At 4:30 o'clock the afternoon of the sixth day all our passengers were summoned to a meeting on the foredeck. They were addressed from the bridge by a Haganah worker. He gave them instructions about how they should act if they were captured and questioned by the British. There were cheers and applause when he said:

"As far as we are concerned, you are already citizens of Eretz Israel, whatever the English say."

He warned that there were still many difficulties ahead, but one of his warnings created a reaction that seemed natural to all of us.

"For a while you may find that you have not gone to Eretz, but to a prison in Eretz." There was a burst of relieved laughter. Prison didn't matter so long as it was a prison in Eretz.

"There you'll see barbed wire again," he continued.

There were chuckles of satisfaction from the crowd. Barbed wire didn't matter either.

The meeting and the instructions caused a stir. Everybody felt that the end of our journey must be near.

We were told to line up on deck and proceed one by one to the captain's cabin, where we would be given our illegal immigration certificates.

We each filled out a blue certificate printed in Hebrew on one side and in English on the other. It was called, "Permit to Enter Palestine." We wrote in our name, the names of our parents, the place and date of our birth, and our nationality by birth. The certificate stated that we "had been found qualified by the representatives of the Jewish Community of Palestine for repatriation to Eretz Israel."
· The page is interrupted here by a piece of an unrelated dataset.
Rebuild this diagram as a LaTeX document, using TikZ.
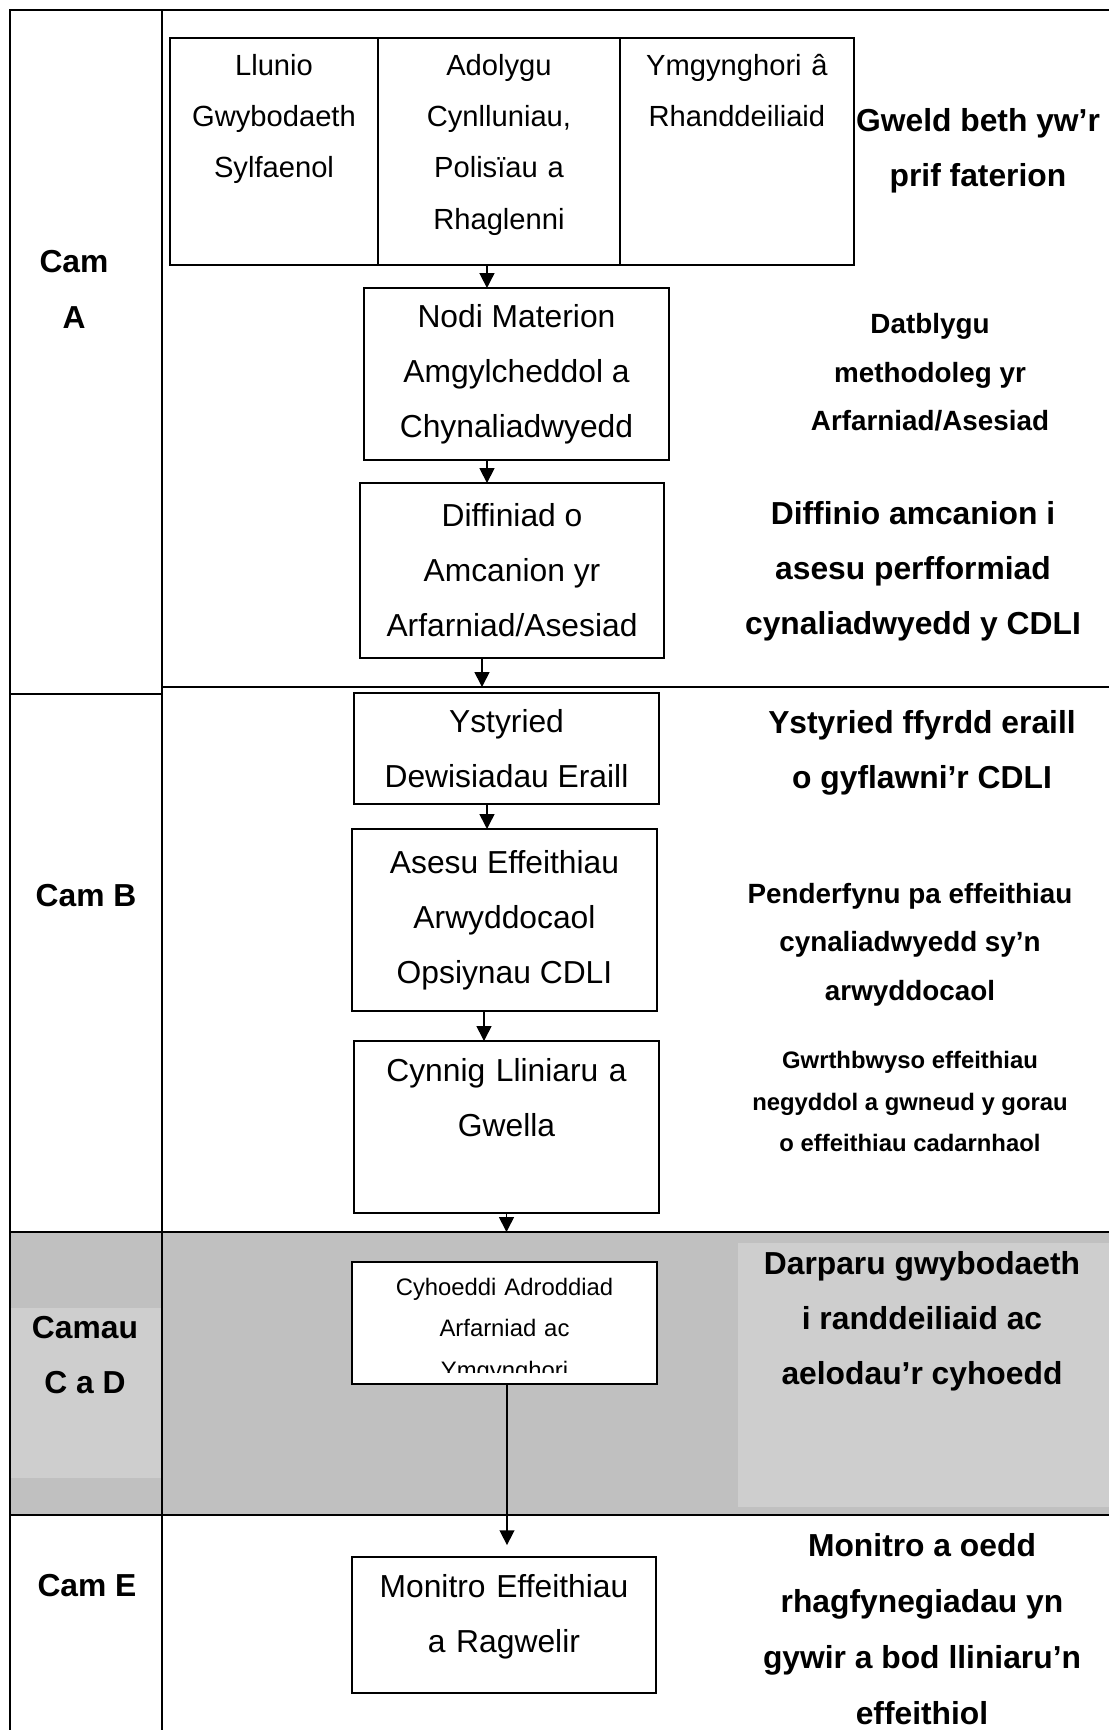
\documentclass[tikz,border=0pt]{standalone}
\usepackage{fontspec}
\setmainfont{Liberation Sans}
\usepackage{xcolor}
\usetikzlibrary{positioning,arrows.meta}

\definecolor{bandgray}{HTML}{C0C0C0}
\definecolor{patchgray}{HTML}{CECECE}

\begin{document}
\begin{tikzpicture}[
    x=0.3774pt,
    y=-0.3774pt,
    frame/.style={
        draw,
        line width=0.8pt
    },
    heavy/.style={
        draw,
        line width=1.1pt
    },
    stepbox/.style={
        rectangle,
        draw,
        fill=white,
        align=center,
        inner sep=0pt,
        outer sep=0pt,
        line width=0.8pt,
        font=\fontsize{12}{20.76}\selectfont
    },
    topbox/.style={
        stepbox,
        anchor=north west,
        font=\fontsize{11}{19.4}\selectfont,
        text height=14pt,
        text depth=71.7pt
    },
    stage/.style={
        align=center,
        inner sep=0pt,
        font=\bfseries\fontsize{12}{21.1}\selectfont
    },
    goal/.style={
        align=center,
        inner sep=0pt,
        font=\bfseries\fontsize{12}{20.8}\selectfont
    },
    goalmid/.style={
        goal,
        font=\bfseries\fontsize{10.5}{18.3}\selectfont
    },
    goalsmall/.style={
        goal,
        font=\bfseries\fontsize{9}{15.7}\selectfont
    },
    line/.style={
        draw,
        line width=0.6pt,
        -{Triangle[length=5.6pt,width=5.6pt]}
    }
]
    \useasboundingbox (0,0) rectangle (1109,1730);

    % Table
    \fill[bandgray] (10,1232) rectangle (1109,1515);
    \fill[patchgray] (10,1308) rectangle (162,1478);
    \fill[patchgray] (738,1243) rectangle (1109,1507);
    \coordinate (ab) at (162,687);
    \coordinate (bc) at (162,1232);
    \path[frame] (10,1730) -- (10,10) -- (1109,10);
    \path[frame] (162,10) -- (162,1730);
    \path[frame] (10,694) -- (162,694);
    \path[frame] (ab) -- (1109,687);
    \path[heavy] (10,1232) -- (1109,1232);
    \path[heavy] (10,1515) -- (1109,1515);

    % Steps
    \node[topbox, text width=78.5pt] (llunio) at (170,38) {Llunio\\Gwybodaeth\\Sylfaenol};
    \node[topbox, text width=91.3pt, right=0pt of llunio] (adolygu) {Adolygu\\Cynlluniau,\\Polisïau a\\Rhaglenni};
    \node[topbox, text width=88.3pt, right=0pt of adolygu] (ymgyng) {Ymgynghori â\\Rhanddeiliaid};
    \node[stepbox, minimum width=115.1pt, minimum height=64.9pt] (nodi) at (516.5,374) {Nodi Materion\\Amgylcheddol a\\Chynaliadwyedd};
    \node[stepbox, minimum width=114.7pt, minimum height=66pt] (diffin) at (512,570.5) {Diffiniad o\\Amcanion yr\\Arfarniad/Asesiad};
    \node[stepbox, minimum width=115.1pt, minimum height=41.9pt] (ystyr) at (506.5,748.5) {Ystyried\\Dewisiadau Eraill};
    \node[stepbox, minimum width=115.1pt, minimum height=68.7pt] (asesu) at (504.5,920) {Asesu Effeithiau\\Arwyddocaol\\Opsiynau CDLI};
    \node[stepbox, anchor=north west, text width=115.1pt, text height=15.3pt, text depth=49.6pt] (cynnig) at (354,1041) {Cynnig Lliniaru a\\Gwella};
    \node[stepbox, minimum width=115.1pt, minimum height=46pt] (cyhoed) at (504.5,1323) {};
    \begin{scope}
        \clip (cyhoed.north west) rectangle ([yshift=4.2pt]cyhoed.south east);
        \node[stepbox, draw=none, fill=none, anchor=north, text width=115.1pt, text height=12.5pt,
              font=\fontsize{9}{15.7}\selectfont] (cyhtext) at (cyhoed.north) {Cyhoeddi Adroddiad\\Arfarniad ac\\Ymgynghori};
    \end{scope}
    \node[stepbox, anchor=north west, text width=114.7pt, text height=15.1pt, text depth=36.2pt] (monitro) at (352,1557) {Monitro Effeithiau\\a Ragwelir};

    % Connections
    \path[line] (adolygu.south) ++(-12,0) coordinate (a1) -- (a1 |- nodi.north);
    \path[line] (nodi.south) ++(-29.5,0) coordinate (a2) -- (a2 |- diffin.north);
    \path[line] (diffin.south) ++(-30,0) coordinate (a3) -- (a3 |- ab);
    \path[line] (ystyr.south) ++(-19.5,0) coordinate (a4) -- (a4 |- asesu.north);
    \path[line] (asesu.south) ++(-20.5,0) coordinate (a5) -- (a5 |- cynnig.north);
    \path[line] (cynnig.south) -- (cynnig.south |- bc);
    \path[line, shorten >=4.5pt] (cyhoed.south) ++(2.5,0) coordinate (a7) -- (a7 |- monitro.north);

    % Stages
    \node[stage] (camA) at (74,289) {Cam\\A};
    \node[stage] (camB) at (86,896) {Cam B};
    \node[stage] (camCD) at (85,1355) {Camau\\C a D};
    \node[stage] (camE) at (87,1586) {Cam E};

    % Aims
    \node[goal] (gweld) at (978,151) {Gweld beth yw’r\\prif faterion};
    \node[goalmid] (datblygu) at (930,372.5) {Datblygu\\methodoleg yr\\Arfarniad/Asesiad};
    \node[goal] (diffamc) at (913,571) {Diffinio amcanion i\\asesu perfformiad\\cynaliadwyedd y CDLI};
    \node[goal] (ffyrdd) at (922,753) {Ystyried ffyrdd eraill\\o gyflawni’r CDLI};
    \node[goalmid] (pender) at (910,944.5) {Penderfynu pa effeithiau\\cynaliadwyedd sy’n\\arwyddocaol};
    \node[goalsmall] (gwrth) at (910,1101.5) {Gwrthbwyso effeithiau\\negyddol a gwneud y gorau\\o effeithiau cadarnhaol};
    \node[goal] (darparu) at (922,1321) {Darparu gwybodaeth\\i randdeiliaid ac\\aelodau’r cyhoedd};
    \node[goal, font=\bfseries\fontsize{12}{21.1}\selectfont] (monamc) at (922,1629) {Monitro a oedd\\rhagfynegiadau yn\\gywir a bod lliniaru’n\\effeithiol};

\end{tikzpicture}
\end{document}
The certificate cited four authorities for the Jewish community's action.

The first was from Ezekiel: "And they shall abide in the lands that I have given unto Jacob my servant, wherein your fathers abode, and they shall abide therein, even they, and their children, and their children's children, forever."

The second was from Isaiah: "With great mercies will I gather thee."

The third was Lord Balfour's Declaration of 2 November 1917, and the last was The Mandate for Palestine.